Jean-Baptiste LALLEMAND

Dijon 1716 - Paris 1803

Biography



Relatively little is known of the life of Jean-Baptiste Lallemand. Born in Dijon, he settled in Paris in 1744, and the following year became a member of the Académie de Saint-Luc in Paris, where he exhibited landscape paintings in 1751 and 1764. Ther most significant influence on his artistic development, however, was the period that he spent in Italy. He arrived in Rome around 1747, possibly in the company of the painter Jean Barbault, and there achieved much success as a painter of Roman and Neapolitan views, several of which were sent to be exhibited in Paris. Among his important Roman patrons were the Pope and Cardinal Neri Corsini.

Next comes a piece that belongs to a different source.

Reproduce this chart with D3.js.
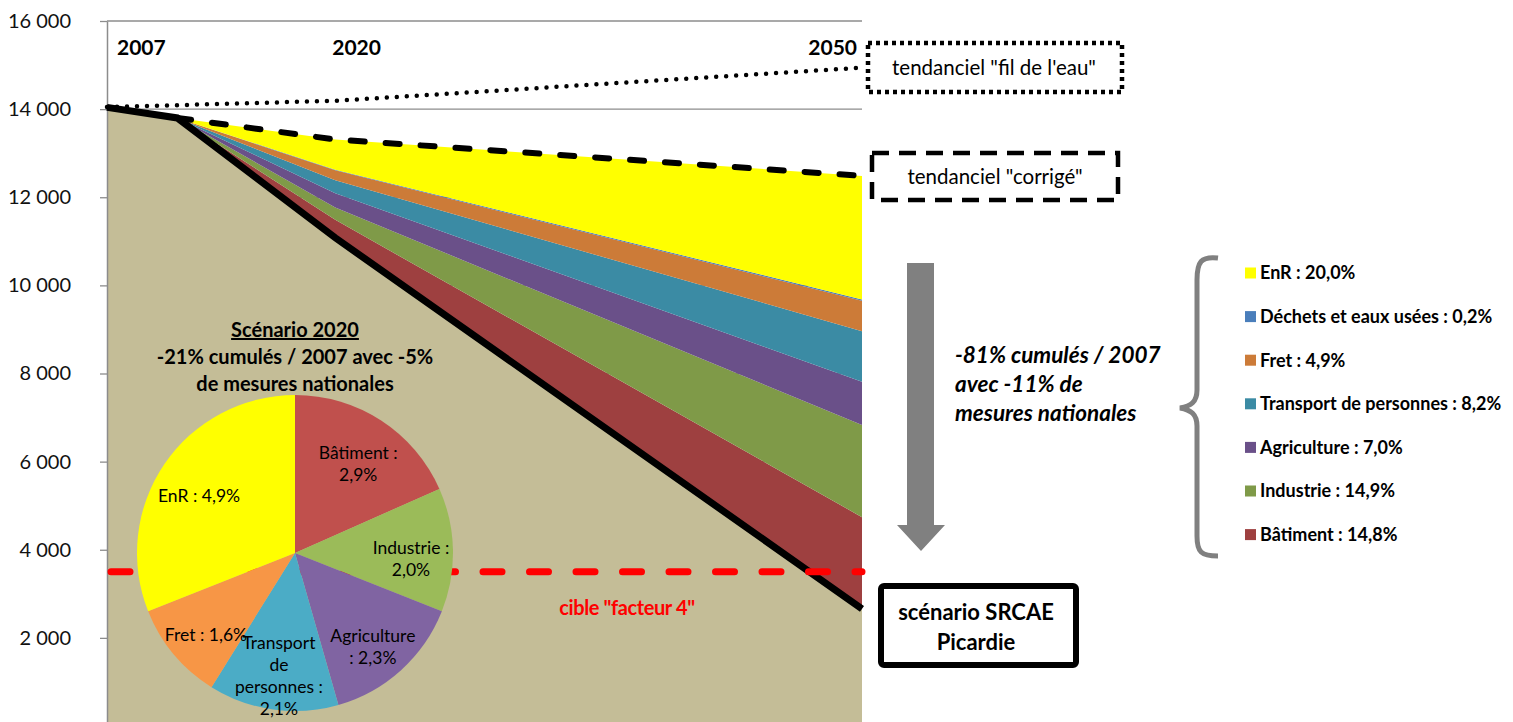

On his return to France in 1764, Lallemand continued to work as a landscape painter, painting views of Paris, as well as scenes in Burgundy, the Franche-Comté and around Lyon, many of which served as illustrations for Jean-Benjamin de Laborde’s Voyage pittoresque en France, published between 1781 and 1800. He was in England in 1773, where he exhibited at the London Society of Artists, and also made a number of later visits to Italy. The 18th century collector and connoisseur Pierre-Jean Mariette noted of the artist that his landscapes ‘exécutées à guazze n’etoient pas sans merité.’ Late in his career Lallemand produced topographical drawings of views in the Franche-Comté, Burgundy and Lyon, intended as designs for prints.

As a draughtsman, Lallemand produced numerous Roman views which echo the works of Giovanni Paolo Panini and, more obviously, Hubert Robert, who is almost certain to have met Lallemand in Rome.